Ciò precisato, l’adita CTP si conforma alle statuizioni di legittimità che, secondo la stessa Commissione,
“non lasciano spazio a dubbi o residui interpretativi e costituiscono uno «ius receptum», al quale il Giudice di merito si deve adeguare nel rispetto dei principi di nomofilachia”.
A parere di chi scrive, la soluzione offerta dalla più attuale giurisprudenza di legittimità appare del tutto condivisibile sotto plurimi profili.
Essa, innanzitutto, si dimostra coerente con un’interpretazione sistematica dei decreti della riforma del sistema sanzionatorio tributario non penale, dalla quale emerge, in ogni caso, che la previsione di cui all’art. 13 del D.Lgs. 471/1997 possa e debba trovare applicazione unicamente in relazione ai tributi dallo stesso decreto considerati e cioè in relazione ad IVA ed imposte dirette.
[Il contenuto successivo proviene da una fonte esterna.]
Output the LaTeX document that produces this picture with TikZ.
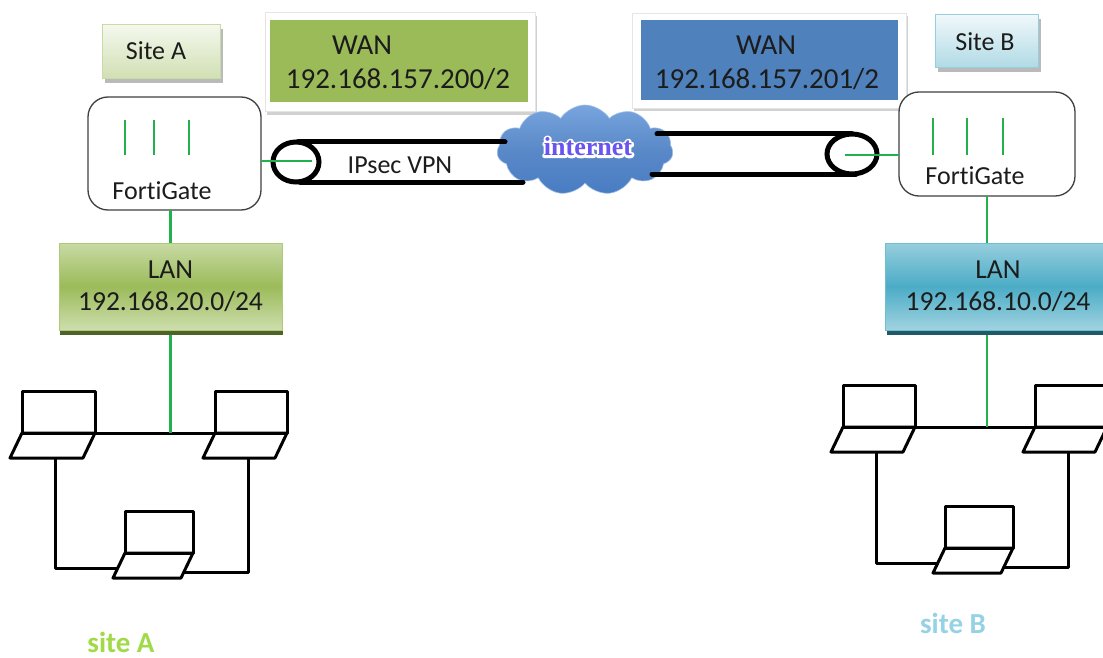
\documentclass[tikz,border=0pt]{standalone}
\usepackage{fontspec}
\setmainfont{Carlito}[Ligatures=NoCommon]
\newfontfamily\netserif{Liberation Serif}
\usetikzlibrary{shapes.symbols,shadows}

\definecolor{wire}{RGB}{34,177,76}
\definecolor{ink}{RGB}{28,28,28}
\definecolor{olive}{RGB}{155,187,89}
\definecolor{oliveL}{RGB}{200,218,165}
\definecolor{oliveD}{RGB}{79,98,40}
\definecolor{steel}{RGB}{79,129,189}
\definecolor{aqua}{RGB}{75,172,198}
\definecolor{aquaL}{RGB}{150,206,221}
\definecolor{aquaD}{RGB}{33,89,104}
\definecolor{lime}{RGB}{160,218,70}
\definecolor{sky}{RGB}{150,210,230}
\definecolor{cloudL}{RGB}{120,165,222}
\definecolor{cloudD}{RGB}{72,124,194}
\definecolor{netword}{RGB}{104,84,240}

% white-rimmed lettering: a wide white outline underneath, the filled letters on top
\newcommand\rimmed[1]{%
  \rlap{\fontsize{26.05}{26}\selectfont
    \special{pdf:literal direct q 1 Tr 4.5 w 1 1 1 RG 1 j}#1\special{pdf:literal direct Q}}%
  #1}

\tikzset{
  pics/laptop/.style={code={
    \draw[lap] (0,0) rectangle (#1,-42);
    \draw[lap] (0,0) -- (#1,0) -- (#1-12,25) -- (-12,25) -- cycle;
    \coordinate (-sl) at (0,0);
    \coordinate (-sr) at (#1,0);
    \coordinate (-dn) at (33,25);
    \coordinate (-bw) at (-7,15);
    \coordinate (-be) at (#1-9,19);
  }}
}

\begin{document}
\begin{tikzpicture}[x=1pt,y=-1pt,
  every node/.style={inner sep=0pt, outer sep=0pt},
  wire/.style={draw=wire, line width=2.6pt},
  tube/.style={draw=black, line width=5pt, line cap=round},
  net/.style={draw=black, line width=3pt, line join=round},
  lap/.style={draw=black, line width=3pt, line join=round},
  boxtxt/.style={text=ink, font=\fontsize{26}{30}\selectfont},
  sitebox/.style={minimum width=118pt, minimum height=54pt, line width=1pt,
    drop shadow={shadow xshift=3pt, shadow yshift=-4pt, fill=black!45, opacity=0.6}},
  wanframe/.style={fill=white, draw=black!10, line width=1pt,
    drop shadow={shadow xshift=2pt, shadow yshift=-3pt, fill=black!40, opacity=0.45}},
  wanbox/.style={minimum width=258pt, minimum height=82pt},
  wantxt/.style={text=ink, font=\fontsize{29}{34}\selectfont},
  fgbox/.style={draw=black!75, line width=1.3pt, rounded corners=20pt, fill=white},
  lanbox/.style={minimum width=223pt, minimum height=87pt, line width=0.8pt,
    align=center, text=ink, font=\fontsize{27.5}{32}\selectfont},
  sitetxt/.style={font=\bfseries\fontsize{29}{34}\selectfont}
]
\useasboundingbox (0,0) rectangle (1103,658);
\clip (0,0) rectangle (1103,658);
\fill[white] (0,0) rectangle (1103,658);

% ---------- site labels ----------
\node[sitebox, draw=oliveL, top color=white!80!oliveL, bottom color=oliveL!85]
  (siteA) at (161,52) {};
\node[boxtxt] (siteAtxt) at (156,51) {Site A};
\node[sitebox, minimum width=103pt, minimum height=53pt, draw=aquaL,
  top color=white!85!aquaL, bottom color=aquaL!75] (siteB) at (986.5,41.5) {};
\node[boxtxt] (siteBtxt) at (985,42) {Site B};

% ---------- WAN addresses ----------
\node[wanframe, minimum width=270pt, minimum height=99pt] (wanAframe) at (400,62.5) {};
\node[wanbox, fill=olive] (wanA) at (399,61.5) {};
\node[wantxt] (wanAname) at (362,45) {WAN};
\node[wantxt] (wanAip) at (398,79) {192.168.157.200/2};

\node[wanframe, minimum width=274pt, minimum height=95pt] (wanBframe) at (769,61) {};
\node[wanbox, minimum width=257pt, minimum height=80pt, fill=steel] (wanB) at (769.5,60) {};
\node[wantxt] (wanBname) at (766,45) {WAN};
\node[wantxt] (wanBip) at (767,79) {192.168.157.201/2};

% ---------- firewalls ----------
\node[fgbox, minimum width=173pt, minimum height=113pt] (fgA) at (174.5,153.5) {};
\foreach \dx in {-49.5,-20.5,14.5}
  \draw[wire] ([shift={(\dx,-33.5)}]fgA.center) -- ++(0,35);
\node[boxtxt] (fgAtxt) at (162,191) {FortiGate};

\node[fgbox, minimum width=176pt, minimum height=104pt] (fgB) at (987,144) {};
\foreach \dx in {-54,-20,16}
  \draw[wire] ([shift={(\dx,-26)}]fgB.center) -- ++(0,37);
\node[boxtxt] (fgBtxt) at (975,176) {FortiGate};

% ---------- internet cloud ----------
\node[cloud, cloud puffs=11, cloud puff arc=115, minimum width=176pt, minimum height=90pt,
  top color=cloudL, bottom color=cloudD, middle color=cloudD!90!white, draw=cloudL!70!white,
  line width=0.6pt] (netcloud) at (585,150) {};
\node[text=netword, font=\netserif\bfseries\fontsize{26}{26}\selectfont]
  (netword) at (588,147) {\rimmed{internet}};

% ---------- IPsec tunnel ----------
\coordinate (ringA) at (296,162);
\coordinate (ringB) at (852,154);
\coordinate (tunA1) at (505,142);
\coordinate (tunA2) at (523,182);
\coordinate (tunB1) at (657,134);
\coordinate (tunB2) at (652,174);
\draw[tube] (ringA) ellipse [x radius=23, y radius=20];
\draw[tube] ([shift={(2,-20)}]ringA) -- (tunA1);
\draw[tube] ([shift={(4,20)}]ringA) -- (tunA2);
\draw[tube] (ringB) ellipse [x radius=25, y radius=20];
\draw[tube] (tunB1) -- ([shift={(0,-20)}]ringB);
\draw[tube] (tunB2) -- ([shift={(4,20)}]ringB);
\node[boxtxt] (vpn) at (400,165) {IPsec VPN};

\coordinate (plugA) at (312,161);
\coordinate (plugB) at (845,155);
\draw[wire] (fgA.east |- plugA) -- (plugA);
\draw[wire] (fgB.west |- plugB) -- (plugB);

% ---------- LANs ----------
\node[lanbox, draw=olive!80, top color=oliveL, bottom color=oliveL!90, middle color=olive,
  drop shadow={shadow xshift=1pt, shadow yshift=-5pt, fill=oliveD, opacity=1}]
  (lanA) at (170.5,286.5) {LAN\\192.168.20.0/24};
\node[lanbox, minimum width=226pt, draw=aqua!80, top color=aquaL, bottom color=aquaL!90,
  middle color=aqua,
  drop shadow={shadow xshift=2pt, shadow yshift=-5pt, fill=aquaD, opacity=1}]
  (lanB) at (998,286.5) {LAN\\192.168.10.0/24};

\draw[wire] (lanA.north) -- (lanA.north |- fgA.south);
\draw[wire] (fgB.south) -- (fgB.south |- lanB.north);

% ---------- hosts, site A ----------
\pic (lapA1) at (22,433) {laptop=73};
\pic (lapA2) at (215,433) {laptop=72};
\pic (lapA3) at (125,553) {laptop=68};
\draw[net] (lapA1-sr) -- (lapA2-sl);
\draw[wire] ([yshift=-5pt]lanA.south) -- (lanA.south |- lapA1-sr);
\draw[net] (lapA1-dn) |- (lapA3-bw);
\draw[net] (lapA2-dn) |- (lapA3-be);

% ---------- hosts, site B ----------
\pic (lapB1) at (843,427) {laptop=72};
\pic (lapB2) at (1035,427) {laptop=72};
\pic (lapB3) at (945,548) {laptop=68};
\draw[net] (lapB1-sr) -- (lapB2-sl);
\draw[wire] ([yshift=-5pt]fgB.south |- lanB.south) -- (fgB.south |- lapB1-sr);
\draw[net] (lapB1-dn) |- (lapB3-bw);
\draw[net] (lapB2-dn) |- (lapB3-be);

% ---------- site captions ----------
\node[sitetxt, text=lime] (capA) at (121,642) {site A};
\node[sitetxt, text=sky] (capB) at (953,623) {site B};
\end{tikzpicture}
\end{document}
L’inapplicabilità cumulativa delle due misure, inoltre, è idonea a prevenire una palese ed illogica disparità di trattamento che verrebbe a verificarsi tra il trasgressore nel pagamento delle accise e quello nel pagamento delle imposte sui redditi e dell’IVA laddove − diversamente opinando − il primo sarebbe costretto a pagare l’indennità di mora, gli interessi di mora e la sanzione amministrativa per il tardivo pagamento; il secondo, invece, sarebbe obbligato a corrispondere soltanto gli interessi e la sanzione per il tardivo versamento dell’imposta.
La rilevata disparità di trattamento si perpetuerebbe, poi, proprio nel campo delle accise, laddove colui che versa in ritardo sarebbe sanzionato più gravemente di colui che evade, in considerazione del fatto che a quest’ultimo non sarebbe applicabile l’indennità di mora perché prevista specificamente per la sola ipotesi di tardivo pagamento, cosicché sarebbe punito esclusivamente con l’irrogazione della sanzione amministrativa del 30%. Manifestamente irrazionale, tuttavia, si rivelerebbe un sistema tributario che vada a premiare la condotta evasiva rispetto a quella di ritardato versamento delle imposte.